We vinden het vaak lastig om over onze psychische worstelingen te praten. Zelfs familie en vrienden vertellen we niet alles. Laat staan collega’s. Vanwege schaamte of angst voor afwijzing houden we het liever verborgen. Dat kan je een eenzaam gevoel geven. Als je open bent, voel je meer verbinding. Deze gesprekstips helpen je daarbij.

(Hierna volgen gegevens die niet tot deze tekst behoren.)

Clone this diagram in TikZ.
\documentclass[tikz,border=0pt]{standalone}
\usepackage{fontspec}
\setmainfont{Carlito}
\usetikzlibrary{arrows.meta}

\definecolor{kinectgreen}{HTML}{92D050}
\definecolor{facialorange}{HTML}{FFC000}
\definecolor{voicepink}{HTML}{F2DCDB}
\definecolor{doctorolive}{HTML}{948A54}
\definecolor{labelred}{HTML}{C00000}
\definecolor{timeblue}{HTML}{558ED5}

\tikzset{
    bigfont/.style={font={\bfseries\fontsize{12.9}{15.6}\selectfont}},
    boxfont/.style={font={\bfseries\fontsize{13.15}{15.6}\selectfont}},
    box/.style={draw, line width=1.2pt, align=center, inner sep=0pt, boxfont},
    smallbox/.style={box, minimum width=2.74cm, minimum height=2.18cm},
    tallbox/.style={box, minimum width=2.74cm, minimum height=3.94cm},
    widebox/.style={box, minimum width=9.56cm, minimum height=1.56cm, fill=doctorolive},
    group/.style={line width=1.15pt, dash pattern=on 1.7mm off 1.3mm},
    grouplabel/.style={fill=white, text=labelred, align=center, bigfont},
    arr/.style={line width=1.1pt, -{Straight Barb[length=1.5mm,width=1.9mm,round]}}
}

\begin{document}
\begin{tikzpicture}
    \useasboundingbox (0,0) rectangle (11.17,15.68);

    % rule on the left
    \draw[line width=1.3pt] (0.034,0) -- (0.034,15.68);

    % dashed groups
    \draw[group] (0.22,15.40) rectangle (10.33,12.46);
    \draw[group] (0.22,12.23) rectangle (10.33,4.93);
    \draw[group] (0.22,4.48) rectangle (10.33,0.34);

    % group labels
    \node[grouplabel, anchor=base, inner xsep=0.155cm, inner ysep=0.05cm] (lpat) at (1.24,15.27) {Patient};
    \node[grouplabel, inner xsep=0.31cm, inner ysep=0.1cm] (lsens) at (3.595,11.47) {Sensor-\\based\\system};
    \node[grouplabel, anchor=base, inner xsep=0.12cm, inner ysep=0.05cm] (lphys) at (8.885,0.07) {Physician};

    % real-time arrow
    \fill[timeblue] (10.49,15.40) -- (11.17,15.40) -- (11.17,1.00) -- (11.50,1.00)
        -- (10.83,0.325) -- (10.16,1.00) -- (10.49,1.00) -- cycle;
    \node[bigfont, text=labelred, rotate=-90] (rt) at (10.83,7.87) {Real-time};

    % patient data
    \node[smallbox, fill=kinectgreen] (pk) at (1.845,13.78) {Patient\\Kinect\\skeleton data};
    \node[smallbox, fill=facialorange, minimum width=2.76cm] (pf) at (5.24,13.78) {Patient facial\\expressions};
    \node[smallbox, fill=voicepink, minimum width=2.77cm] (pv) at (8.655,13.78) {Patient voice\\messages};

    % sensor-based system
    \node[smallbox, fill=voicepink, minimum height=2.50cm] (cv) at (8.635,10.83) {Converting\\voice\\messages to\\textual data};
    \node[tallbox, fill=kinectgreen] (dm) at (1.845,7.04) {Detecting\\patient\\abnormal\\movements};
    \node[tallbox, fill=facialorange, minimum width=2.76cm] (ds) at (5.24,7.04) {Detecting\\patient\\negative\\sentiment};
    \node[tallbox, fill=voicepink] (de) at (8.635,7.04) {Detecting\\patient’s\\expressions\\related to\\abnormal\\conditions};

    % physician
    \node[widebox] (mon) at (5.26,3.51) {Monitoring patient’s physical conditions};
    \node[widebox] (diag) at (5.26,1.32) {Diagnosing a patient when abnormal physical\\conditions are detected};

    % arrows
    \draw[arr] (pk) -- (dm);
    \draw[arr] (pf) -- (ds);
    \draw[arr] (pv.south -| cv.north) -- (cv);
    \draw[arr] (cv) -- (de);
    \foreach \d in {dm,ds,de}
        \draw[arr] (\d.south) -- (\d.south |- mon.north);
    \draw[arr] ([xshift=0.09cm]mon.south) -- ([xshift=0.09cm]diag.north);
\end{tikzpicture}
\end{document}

Bedenk met wie je wil praten
Met wie praat je over jouw klachten? Dat hangt af van de band die je met iemand hebt én met je doel. Wil je een luisterend oor? Dan is een gesprek met een lieve vriend(in) of buur al fijn. Zoek je iemand die je kan steunen bij lastige situaties op het werk, dan is een gesprek met goede collega of bedrijfsmaatschappelijk werker een goede optie.
Kies een goed moment
Kies een locatie en tijdstip die voor jou goed voelen. Misschien wil je een rustige locatie waar je rustig 1-op-1 kunt praten of vind je het juist fijn als er wat rumoer is op de achtergrond. Plan de afspraak ruim in, je wilt geen tijdsdruk voelen als je in gesprek bent.
Kondig het gesprek aan
Vertel de ander dat je met hem of haar wilt praten over iets wat lastig voor je is. Zeg bijvoorbeeld: ‘Kunnen we binnenkort even praten? Ik voel dat ik het heel spannend vind, maar ik wil je vertellen wat er de afgelopen tijd speelt in mijn leven.’ Met zo’n boodschap zet je de toon voor een veilig en serieus gesprek.

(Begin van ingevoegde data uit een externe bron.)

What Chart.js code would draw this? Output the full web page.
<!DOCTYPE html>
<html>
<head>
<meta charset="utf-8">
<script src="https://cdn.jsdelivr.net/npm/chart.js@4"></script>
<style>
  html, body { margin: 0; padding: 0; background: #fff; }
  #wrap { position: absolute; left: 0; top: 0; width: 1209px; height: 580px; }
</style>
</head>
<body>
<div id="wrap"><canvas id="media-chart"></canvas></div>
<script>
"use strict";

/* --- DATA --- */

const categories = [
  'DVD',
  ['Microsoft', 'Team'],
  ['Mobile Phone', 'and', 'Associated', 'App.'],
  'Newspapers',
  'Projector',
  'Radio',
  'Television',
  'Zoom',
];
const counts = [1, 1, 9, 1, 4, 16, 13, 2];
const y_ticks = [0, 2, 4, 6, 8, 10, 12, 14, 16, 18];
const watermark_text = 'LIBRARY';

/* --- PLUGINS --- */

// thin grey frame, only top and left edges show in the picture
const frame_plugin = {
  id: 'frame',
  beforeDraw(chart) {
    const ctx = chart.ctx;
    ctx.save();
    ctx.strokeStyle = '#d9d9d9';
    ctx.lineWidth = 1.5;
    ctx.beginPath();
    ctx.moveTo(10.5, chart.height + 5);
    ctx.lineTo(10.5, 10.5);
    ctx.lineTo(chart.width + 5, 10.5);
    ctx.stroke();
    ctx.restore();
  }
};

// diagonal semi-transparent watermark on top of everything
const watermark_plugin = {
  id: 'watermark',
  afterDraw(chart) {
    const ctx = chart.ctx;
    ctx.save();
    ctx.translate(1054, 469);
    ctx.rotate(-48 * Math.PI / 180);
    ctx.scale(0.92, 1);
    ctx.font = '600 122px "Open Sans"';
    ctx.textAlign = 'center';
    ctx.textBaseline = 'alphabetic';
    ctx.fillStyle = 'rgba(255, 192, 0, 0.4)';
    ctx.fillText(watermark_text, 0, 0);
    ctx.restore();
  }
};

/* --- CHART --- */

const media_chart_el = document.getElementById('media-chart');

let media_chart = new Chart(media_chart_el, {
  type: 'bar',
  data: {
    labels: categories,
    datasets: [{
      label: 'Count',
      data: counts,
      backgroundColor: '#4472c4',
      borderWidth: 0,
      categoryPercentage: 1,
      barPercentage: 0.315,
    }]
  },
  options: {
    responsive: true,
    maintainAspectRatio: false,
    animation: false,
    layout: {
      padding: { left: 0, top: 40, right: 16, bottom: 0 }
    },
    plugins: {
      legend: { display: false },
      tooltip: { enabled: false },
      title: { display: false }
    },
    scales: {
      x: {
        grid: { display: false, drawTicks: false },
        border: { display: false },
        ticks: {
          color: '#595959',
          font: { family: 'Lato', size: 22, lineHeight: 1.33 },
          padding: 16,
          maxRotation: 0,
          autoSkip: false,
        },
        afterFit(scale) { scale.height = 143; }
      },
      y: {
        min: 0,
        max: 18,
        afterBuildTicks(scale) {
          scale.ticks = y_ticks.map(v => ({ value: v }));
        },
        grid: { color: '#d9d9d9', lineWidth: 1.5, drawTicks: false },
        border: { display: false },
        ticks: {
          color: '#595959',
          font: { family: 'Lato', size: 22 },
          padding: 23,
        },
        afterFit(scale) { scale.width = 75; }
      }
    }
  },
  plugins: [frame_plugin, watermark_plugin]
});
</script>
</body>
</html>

Bedenk wat je nodig hebt van de ander
Benoemen vooraf wat je van de ander nodig hebt. Bijvoorbeeld: ‘Ik wil graag dat je alleen naar me luistert. Je hoeft het niet voor me op te lossen.’ Of ‘Wil je met me meedenken over hoe ik deze situatie kan verbeteren? Ik kom er zelf niet uit.’ Als je zelf duidelijk bent, is de kans op een fijn gesprek groter.
Gun de ander wat tijd
Geef de ander tijd om te verwerken dat het niet zo goed met je gaat. Vrienden of familie kunnen er van schrikken. Het kan fijn zijn om een nieuwe afspraak te maken. En ook om een ‘zwaar gesprek’ af te sluiten met iets luchtigs.
Merk je dat het gesprek niet loopt zoals je had verwacht, houd het dan kort. Realiseer je dat niet iedereen goed kan omgaan met ‘moeilijke’ onderwerpen.